Here is the best answer to the question posed by the article that I found in the comments: 

"Skeptics... argue the life of an alley cat is rarely pleasant... they say it’s actually more humane to euthanize cats, rather than condemn them to a harsh life on the streets. 

Well, that's judging the cat's existence by subjective standards. Shall we kill homeless people? The disabled? The poor? Because after all, their lives are not as pleasant as our own. 

Creatures want to live. Better to help them live, than gather them up and kill them "for their own good.""


----------



## Julie Carvill (Jun 30, 2010)

Good point Greenport!


----------



## Ritzpg (Dec 7, 2010)

*Washington Post TNR article*

In November 2010 I went through the Cat NIPP program to TNR the cats in my feral/stray/dump/community cat colony.
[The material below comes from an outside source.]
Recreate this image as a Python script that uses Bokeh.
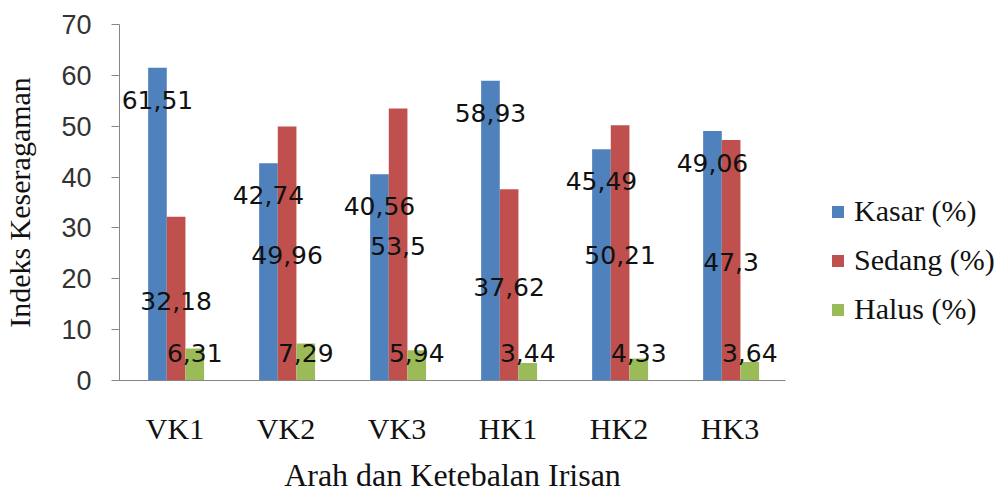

We trapped eight cats, one escaped; all were spayed (one) or neutered (six). Very well organized.
Regarding the comments (now up to 107). They do help me understand the other side's perspective--and formulate counterarguments if anyone approaches me in person when I feed the ten cats in the colony. Why I don't simply remove them after I TNR them.
Who are we humans to say if a feral cats life is too hard for them; by extension, should be euthanize people with MS? AIDS? 
Oh, and same day, same newspaper: a National Zoo employee was charged with attempted animal cruelty; alleged to have poisoned the feral cats in her neighborhood so more birds can live.


----------



## Mitts & Tess (Sep 4, 2004)

Yet again PETA on the wrong side of the issue. Unbelivable! I get so tired of nitwit birders putting the sole blame on ferals & attacking TNR groups. In essence we are helping not hurting by reducing the future populations of ferals by s/n!


----------